Taking note of the massive fire incidents, Putin, while speaking with the officials on Siberian fire, underlined to work on climate change 'systematically'. It is worth mentioning that the southern region of Russia has been struggling due to floods, while the Eastern region has been witnessing a massive wildfire. Russian President Vladimir Putin directed the authorities to prepare themselves to evacuate more people living in areas affected by the fires. He also announced to provide economic support for them. Putin directed the officials to estimate the loss in the fire regions and ordered them to reconstruct the houses.  

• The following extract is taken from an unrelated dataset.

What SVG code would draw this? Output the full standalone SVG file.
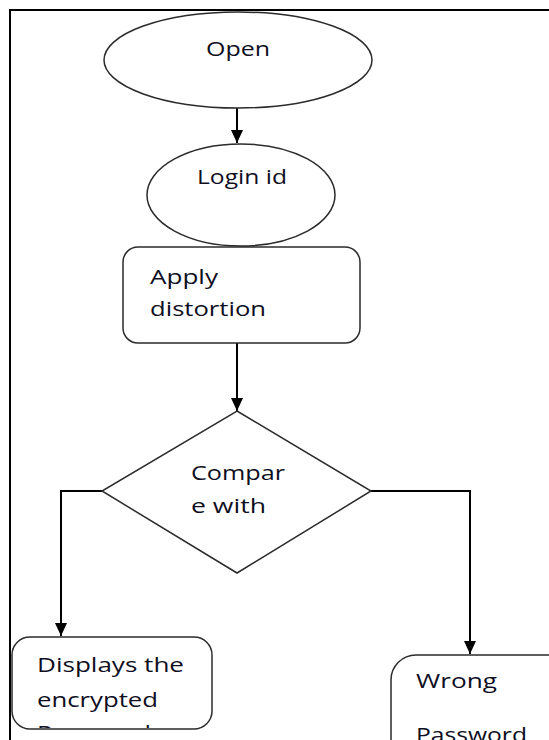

Over 3,600 firefighters involved in dousing wildfire

According to the regional task force dealing with the emergency, a dozen villages in northeastern Siberia’s Sakha-Yakutia republic were threatened by the wildfires. The authorities said that the firefighters faced a tough time while evacuating the residents of two villages to safer areas. Yakutia governor Aysen Nikolayev said that a total of 3,600 people have been working to contain about half of the blazes. The agency said that the emissions of carbon dioxide estimated by the European Union’s Copernicus Atmosphere Monitoring Service have crossed over 505 megatons since the blaze erupted in early June this year. In recent years, the country has recorded high temperatures that many experts regard as a result of climate change. The hot weather coupled with the neglect of fire safety rules has caused an increasing number of wildfires. Experts also blame the worsening fire situation on a 2007 decision to disband a federal aviation network that spotted and combatted wildfires.